Netanyahu has accepted the plan and has the tacit support of Trump to begin unilaterally implementing elements of it, given the ongoing Palestinian refusal to even consider negotiating with Israel or the US.

Hence the talk about extending Israeli sovereignty over the strategically vital Jordan Valley and settlements.

Abbas is resorting to familiar tactics by denouncing any moves to extend Israeli sovereignty as ending any hopes for a two-state resolution.

We have no idea what, if anything, Netanyahu will do with regard to implementing Israeli sovereignty over parts of the West Bank assigned to it by the Trump peace plan, so there is currently no way to judge what effect such a move would have on long-term prospects of a two-state peace.

However, it is worth recalling that all serious peace plans over the past 30 years have envisaged Israel keeping at least some parts of the West Bank.

What we do know, though, is that, for the first time since Abbas checked out on Kerry in 2014, the Palestinian Authority is again hinting at reopening negotiations.

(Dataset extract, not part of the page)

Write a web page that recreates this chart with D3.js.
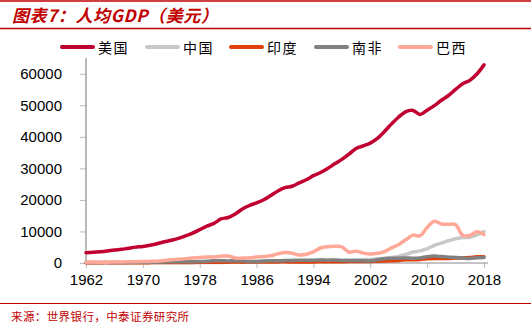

Palestinian Authority Prime Minister Mohammed Shtayyeh recently offered a counter-plan for the creation of a “sovereign Palestinian state” to the Middle East Quartet – the US, UN, EU and Russia – while Palestinian Authority Foreign Minister Riyad al-Maliki recently endorsed possible peace talks under Russian auspices.

Rather than killing a two-state peace, the Trump plan, and Israeli talk about implementing elements of it, may have shocked the frozen process out of stasis.

Allon Lee is a senior policy analyst at the Australia/Israel & Jewish Affairs Council.